Goal of the exercise:
Find the word "with" in the listing; pull out each line holding it.

Data in this exercise:
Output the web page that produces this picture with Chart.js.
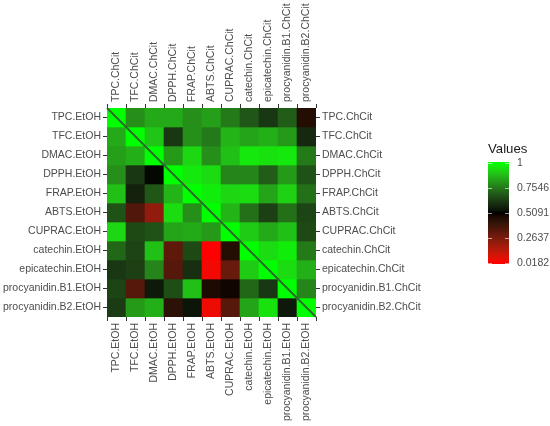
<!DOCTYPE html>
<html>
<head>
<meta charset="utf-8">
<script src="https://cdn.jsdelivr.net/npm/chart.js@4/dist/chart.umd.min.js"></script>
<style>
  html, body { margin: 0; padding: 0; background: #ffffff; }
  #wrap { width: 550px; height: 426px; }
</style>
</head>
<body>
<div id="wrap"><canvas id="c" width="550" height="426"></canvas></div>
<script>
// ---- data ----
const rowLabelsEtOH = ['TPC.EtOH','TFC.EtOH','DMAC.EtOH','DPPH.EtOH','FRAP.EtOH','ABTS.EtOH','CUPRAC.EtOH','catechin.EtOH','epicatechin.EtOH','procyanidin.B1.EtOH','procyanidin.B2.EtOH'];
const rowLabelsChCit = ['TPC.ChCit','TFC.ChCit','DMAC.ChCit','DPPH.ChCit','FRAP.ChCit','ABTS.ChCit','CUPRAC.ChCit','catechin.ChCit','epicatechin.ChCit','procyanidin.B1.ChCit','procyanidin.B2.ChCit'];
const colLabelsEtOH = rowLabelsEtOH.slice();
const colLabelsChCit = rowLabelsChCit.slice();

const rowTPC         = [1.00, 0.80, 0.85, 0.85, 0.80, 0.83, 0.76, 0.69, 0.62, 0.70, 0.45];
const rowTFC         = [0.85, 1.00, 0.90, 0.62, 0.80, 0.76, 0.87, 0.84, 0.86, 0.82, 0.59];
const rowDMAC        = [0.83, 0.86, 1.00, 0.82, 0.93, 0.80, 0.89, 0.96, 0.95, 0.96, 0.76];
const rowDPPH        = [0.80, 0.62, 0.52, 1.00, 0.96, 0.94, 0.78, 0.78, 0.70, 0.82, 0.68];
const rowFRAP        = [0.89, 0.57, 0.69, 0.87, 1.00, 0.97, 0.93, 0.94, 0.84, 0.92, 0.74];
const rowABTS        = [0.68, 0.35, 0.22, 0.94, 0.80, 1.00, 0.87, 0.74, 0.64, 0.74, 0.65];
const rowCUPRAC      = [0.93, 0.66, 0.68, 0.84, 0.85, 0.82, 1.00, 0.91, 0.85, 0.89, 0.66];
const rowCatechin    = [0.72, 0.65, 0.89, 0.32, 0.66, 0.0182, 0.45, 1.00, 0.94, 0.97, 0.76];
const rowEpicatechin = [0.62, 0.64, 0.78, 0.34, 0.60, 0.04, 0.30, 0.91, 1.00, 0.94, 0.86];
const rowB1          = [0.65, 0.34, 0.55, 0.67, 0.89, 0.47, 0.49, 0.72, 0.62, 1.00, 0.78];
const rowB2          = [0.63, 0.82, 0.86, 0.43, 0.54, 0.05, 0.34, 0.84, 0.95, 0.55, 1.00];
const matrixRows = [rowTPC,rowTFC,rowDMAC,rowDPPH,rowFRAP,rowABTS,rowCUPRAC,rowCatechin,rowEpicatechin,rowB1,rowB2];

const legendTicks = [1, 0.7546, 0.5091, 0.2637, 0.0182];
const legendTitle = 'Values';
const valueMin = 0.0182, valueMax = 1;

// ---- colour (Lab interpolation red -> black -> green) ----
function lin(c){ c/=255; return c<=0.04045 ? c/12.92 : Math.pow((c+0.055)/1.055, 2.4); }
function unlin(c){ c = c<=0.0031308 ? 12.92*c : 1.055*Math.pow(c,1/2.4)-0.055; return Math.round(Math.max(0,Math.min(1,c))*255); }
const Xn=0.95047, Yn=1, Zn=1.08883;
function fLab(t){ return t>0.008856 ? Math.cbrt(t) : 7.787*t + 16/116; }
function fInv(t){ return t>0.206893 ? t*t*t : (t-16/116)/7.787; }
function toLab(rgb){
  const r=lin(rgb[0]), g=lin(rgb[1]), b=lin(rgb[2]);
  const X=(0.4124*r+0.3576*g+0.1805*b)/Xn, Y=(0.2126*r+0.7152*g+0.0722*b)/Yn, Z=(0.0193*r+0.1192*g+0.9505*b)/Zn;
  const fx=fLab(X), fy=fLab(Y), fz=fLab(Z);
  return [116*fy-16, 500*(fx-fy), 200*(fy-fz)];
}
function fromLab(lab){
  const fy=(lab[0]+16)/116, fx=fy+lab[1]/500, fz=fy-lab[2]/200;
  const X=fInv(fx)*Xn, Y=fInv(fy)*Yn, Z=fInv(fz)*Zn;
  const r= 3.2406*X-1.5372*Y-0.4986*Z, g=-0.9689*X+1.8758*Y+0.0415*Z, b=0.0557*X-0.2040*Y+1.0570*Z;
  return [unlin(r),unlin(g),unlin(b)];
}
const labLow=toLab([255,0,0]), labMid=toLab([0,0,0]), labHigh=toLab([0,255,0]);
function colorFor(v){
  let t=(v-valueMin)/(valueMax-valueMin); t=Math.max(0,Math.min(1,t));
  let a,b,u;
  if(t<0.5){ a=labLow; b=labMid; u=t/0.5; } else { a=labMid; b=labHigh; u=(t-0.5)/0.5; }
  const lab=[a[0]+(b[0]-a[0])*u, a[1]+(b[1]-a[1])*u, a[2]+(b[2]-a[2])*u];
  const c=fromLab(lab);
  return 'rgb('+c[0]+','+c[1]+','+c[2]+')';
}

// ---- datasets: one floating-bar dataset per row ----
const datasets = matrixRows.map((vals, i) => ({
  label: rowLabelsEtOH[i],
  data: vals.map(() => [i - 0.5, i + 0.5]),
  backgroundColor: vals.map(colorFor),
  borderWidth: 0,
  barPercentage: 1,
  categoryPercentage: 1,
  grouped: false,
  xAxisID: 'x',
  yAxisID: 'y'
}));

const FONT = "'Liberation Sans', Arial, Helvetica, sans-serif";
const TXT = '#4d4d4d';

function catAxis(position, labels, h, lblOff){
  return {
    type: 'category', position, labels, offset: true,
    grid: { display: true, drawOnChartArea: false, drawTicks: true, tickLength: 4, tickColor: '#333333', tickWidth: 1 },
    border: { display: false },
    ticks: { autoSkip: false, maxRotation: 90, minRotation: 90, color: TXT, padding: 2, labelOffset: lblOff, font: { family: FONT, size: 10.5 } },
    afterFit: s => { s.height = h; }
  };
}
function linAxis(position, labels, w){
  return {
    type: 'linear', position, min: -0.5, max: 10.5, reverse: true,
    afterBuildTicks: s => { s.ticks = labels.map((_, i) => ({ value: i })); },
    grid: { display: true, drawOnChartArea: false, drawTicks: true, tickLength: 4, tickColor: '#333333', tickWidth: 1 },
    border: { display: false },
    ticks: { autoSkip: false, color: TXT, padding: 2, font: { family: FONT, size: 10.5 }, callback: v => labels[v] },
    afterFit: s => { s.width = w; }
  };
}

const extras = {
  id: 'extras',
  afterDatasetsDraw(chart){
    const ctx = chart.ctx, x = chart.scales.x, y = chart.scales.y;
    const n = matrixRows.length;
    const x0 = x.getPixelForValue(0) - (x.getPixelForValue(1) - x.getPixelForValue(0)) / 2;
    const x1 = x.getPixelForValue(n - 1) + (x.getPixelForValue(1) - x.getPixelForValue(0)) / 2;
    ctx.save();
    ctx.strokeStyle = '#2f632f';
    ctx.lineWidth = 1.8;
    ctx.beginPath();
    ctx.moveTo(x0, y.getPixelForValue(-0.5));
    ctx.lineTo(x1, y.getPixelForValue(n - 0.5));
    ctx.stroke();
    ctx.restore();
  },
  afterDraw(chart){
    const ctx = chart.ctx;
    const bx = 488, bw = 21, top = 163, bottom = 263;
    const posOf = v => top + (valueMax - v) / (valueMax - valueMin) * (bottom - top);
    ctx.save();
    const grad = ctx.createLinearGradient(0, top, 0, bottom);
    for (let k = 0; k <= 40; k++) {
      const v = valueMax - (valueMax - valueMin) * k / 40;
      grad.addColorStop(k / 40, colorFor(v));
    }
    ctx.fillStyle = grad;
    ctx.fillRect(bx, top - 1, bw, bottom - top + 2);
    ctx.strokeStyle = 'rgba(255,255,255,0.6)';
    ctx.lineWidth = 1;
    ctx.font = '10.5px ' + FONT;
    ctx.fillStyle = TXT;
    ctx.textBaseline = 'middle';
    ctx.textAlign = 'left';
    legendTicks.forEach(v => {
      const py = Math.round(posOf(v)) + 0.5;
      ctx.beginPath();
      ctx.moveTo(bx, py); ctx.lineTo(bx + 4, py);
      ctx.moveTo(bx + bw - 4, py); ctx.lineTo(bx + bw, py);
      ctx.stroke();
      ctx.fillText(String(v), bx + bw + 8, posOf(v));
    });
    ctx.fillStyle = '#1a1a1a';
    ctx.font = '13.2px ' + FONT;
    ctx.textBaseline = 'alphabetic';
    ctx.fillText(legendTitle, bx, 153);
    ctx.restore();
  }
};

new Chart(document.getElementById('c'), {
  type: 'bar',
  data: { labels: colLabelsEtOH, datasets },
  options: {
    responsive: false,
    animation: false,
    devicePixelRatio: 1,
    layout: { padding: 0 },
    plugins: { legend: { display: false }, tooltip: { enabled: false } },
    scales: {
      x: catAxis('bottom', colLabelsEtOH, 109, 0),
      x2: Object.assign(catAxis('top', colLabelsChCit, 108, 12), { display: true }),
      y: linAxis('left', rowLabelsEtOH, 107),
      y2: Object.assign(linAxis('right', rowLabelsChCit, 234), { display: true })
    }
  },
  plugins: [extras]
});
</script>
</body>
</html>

* * *

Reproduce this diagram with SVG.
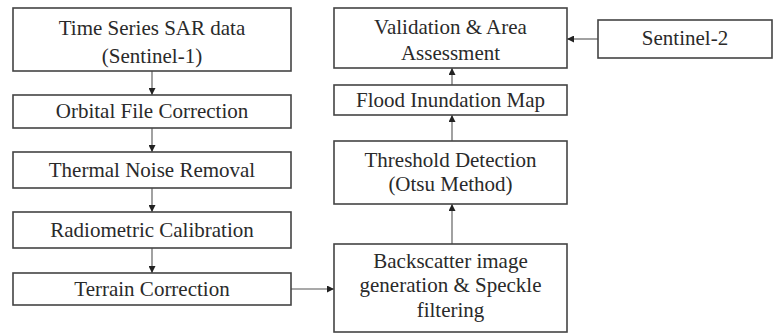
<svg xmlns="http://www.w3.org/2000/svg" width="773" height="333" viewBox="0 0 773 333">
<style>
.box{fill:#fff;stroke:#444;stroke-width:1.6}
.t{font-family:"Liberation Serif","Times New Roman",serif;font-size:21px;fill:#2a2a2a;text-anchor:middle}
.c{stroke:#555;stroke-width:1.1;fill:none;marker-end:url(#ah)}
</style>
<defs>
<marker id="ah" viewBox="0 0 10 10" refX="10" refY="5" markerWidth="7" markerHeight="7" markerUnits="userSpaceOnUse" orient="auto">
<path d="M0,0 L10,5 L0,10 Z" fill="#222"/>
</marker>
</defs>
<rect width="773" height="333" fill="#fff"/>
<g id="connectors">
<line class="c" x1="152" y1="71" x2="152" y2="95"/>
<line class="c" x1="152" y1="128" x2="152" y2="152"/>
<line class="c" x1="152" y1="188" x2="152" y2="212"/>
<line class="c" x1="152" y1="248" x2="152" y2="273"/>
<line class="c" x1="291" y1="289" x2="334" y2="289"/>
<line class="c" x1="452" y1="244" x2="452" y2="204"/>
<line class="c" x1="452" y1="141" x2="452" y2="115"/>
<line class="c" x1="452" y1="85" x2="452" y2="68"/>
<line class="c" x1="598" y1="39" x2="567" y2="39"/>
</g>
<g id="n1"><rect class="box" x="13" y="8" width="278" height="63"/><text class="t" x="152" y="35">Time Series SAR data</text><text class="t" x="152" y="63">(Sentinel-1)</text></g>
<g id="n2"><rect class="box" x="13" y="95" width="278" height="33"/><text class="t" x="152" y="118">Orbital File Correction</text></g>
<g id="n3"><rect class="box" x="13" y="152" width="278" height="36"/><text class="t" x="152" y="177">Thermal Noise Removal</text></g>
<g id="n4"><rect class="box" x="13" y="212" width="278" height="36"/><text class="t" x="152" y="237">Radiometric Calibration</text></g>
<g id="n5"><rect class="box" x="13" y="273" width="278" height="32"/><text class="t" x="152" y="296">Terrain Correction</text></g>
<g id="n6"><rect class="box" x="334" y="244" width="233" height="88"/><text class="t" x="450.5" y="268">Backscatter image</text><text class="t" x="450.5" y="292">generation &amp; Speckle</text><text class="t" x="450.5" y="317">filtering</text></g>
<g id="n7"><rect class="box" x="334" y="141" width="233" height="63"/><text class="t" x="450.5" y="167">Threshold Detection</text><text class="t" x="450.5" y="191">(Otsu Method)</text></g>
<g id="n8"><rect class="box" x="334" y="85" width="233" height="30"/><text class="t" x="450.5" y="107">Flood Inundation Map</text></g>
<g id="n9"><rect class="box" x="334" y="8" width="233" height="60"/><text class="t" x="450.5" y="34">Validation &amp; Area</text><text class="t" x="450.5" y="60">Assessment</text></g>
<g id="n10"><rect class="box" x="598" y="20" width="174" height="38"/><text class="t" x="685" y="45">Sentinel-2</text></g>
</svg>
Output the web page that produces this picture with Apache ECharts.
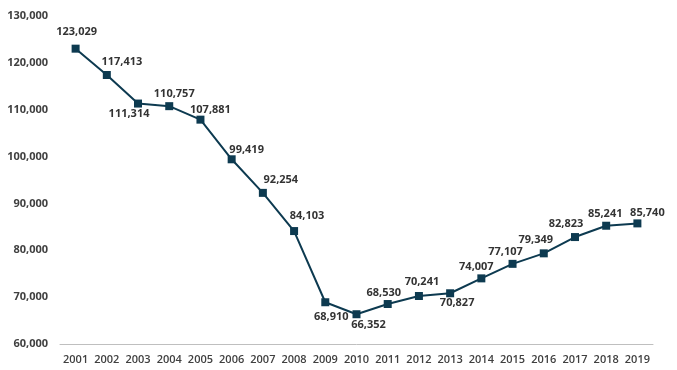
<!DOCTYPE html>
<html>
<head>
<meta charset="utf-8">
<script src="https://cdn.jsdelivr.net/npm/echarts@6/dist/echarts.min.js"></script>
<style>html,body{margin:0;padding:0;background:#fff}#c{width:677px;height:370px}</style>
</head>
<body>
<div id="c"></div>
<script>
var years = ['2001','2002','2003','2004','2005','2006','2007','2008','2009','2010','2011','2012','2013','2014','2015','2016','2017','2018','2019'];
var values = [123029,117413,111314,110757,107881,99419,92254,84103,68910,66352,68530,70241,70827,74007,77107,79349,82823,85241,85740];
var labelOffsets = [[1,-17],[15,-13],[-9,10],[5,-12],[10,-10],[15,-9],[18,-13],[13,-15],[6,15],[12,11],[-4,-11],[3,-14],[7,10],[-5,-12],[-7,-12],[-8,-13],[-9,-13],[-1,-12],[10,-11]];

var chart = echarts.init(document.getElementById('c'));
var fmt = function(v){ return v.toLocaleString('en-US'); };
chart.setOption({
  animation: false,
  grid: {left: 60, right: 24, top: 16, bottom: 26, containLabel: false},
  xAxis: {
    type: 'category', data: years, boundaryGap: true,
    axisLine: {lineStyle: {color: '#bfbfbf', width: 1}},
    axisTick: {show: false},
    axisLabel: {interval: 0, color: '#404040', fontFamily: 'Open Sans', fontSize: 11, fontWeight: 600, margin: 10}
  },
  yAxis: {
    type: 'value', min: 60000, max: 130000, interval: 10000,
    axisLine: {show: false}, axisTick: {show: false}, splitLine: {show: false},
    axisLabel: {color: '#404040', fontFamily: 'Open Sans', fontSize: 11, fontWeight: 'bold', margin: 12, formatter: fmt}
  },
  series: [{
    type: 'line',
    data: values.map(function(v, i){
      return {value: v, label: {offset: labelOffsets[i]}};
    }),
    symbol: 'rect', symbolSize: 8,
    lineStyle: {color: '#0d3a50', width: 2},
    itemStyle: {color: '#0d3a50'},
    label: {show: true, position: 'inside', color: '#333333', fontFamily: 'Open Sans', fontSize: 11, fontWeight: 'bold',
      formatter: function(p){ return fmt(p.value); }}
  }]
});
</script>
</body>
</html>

---

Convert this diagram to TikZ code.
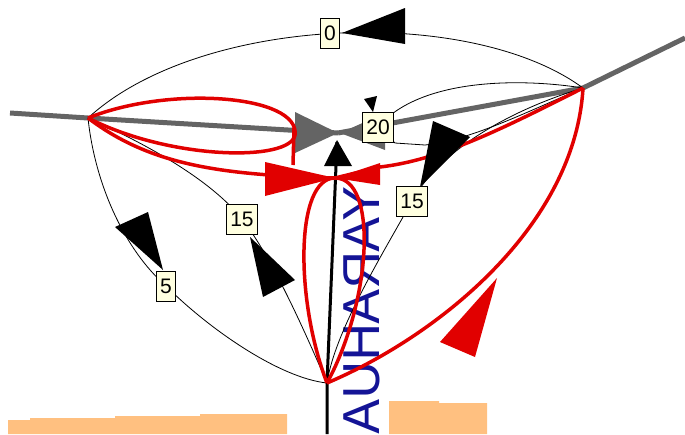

Final result:
Output the web page that produces this picture with Chart.js.
Reproduce this diagram with SVG.
Output the web page that produces this picture with Apache ECharts.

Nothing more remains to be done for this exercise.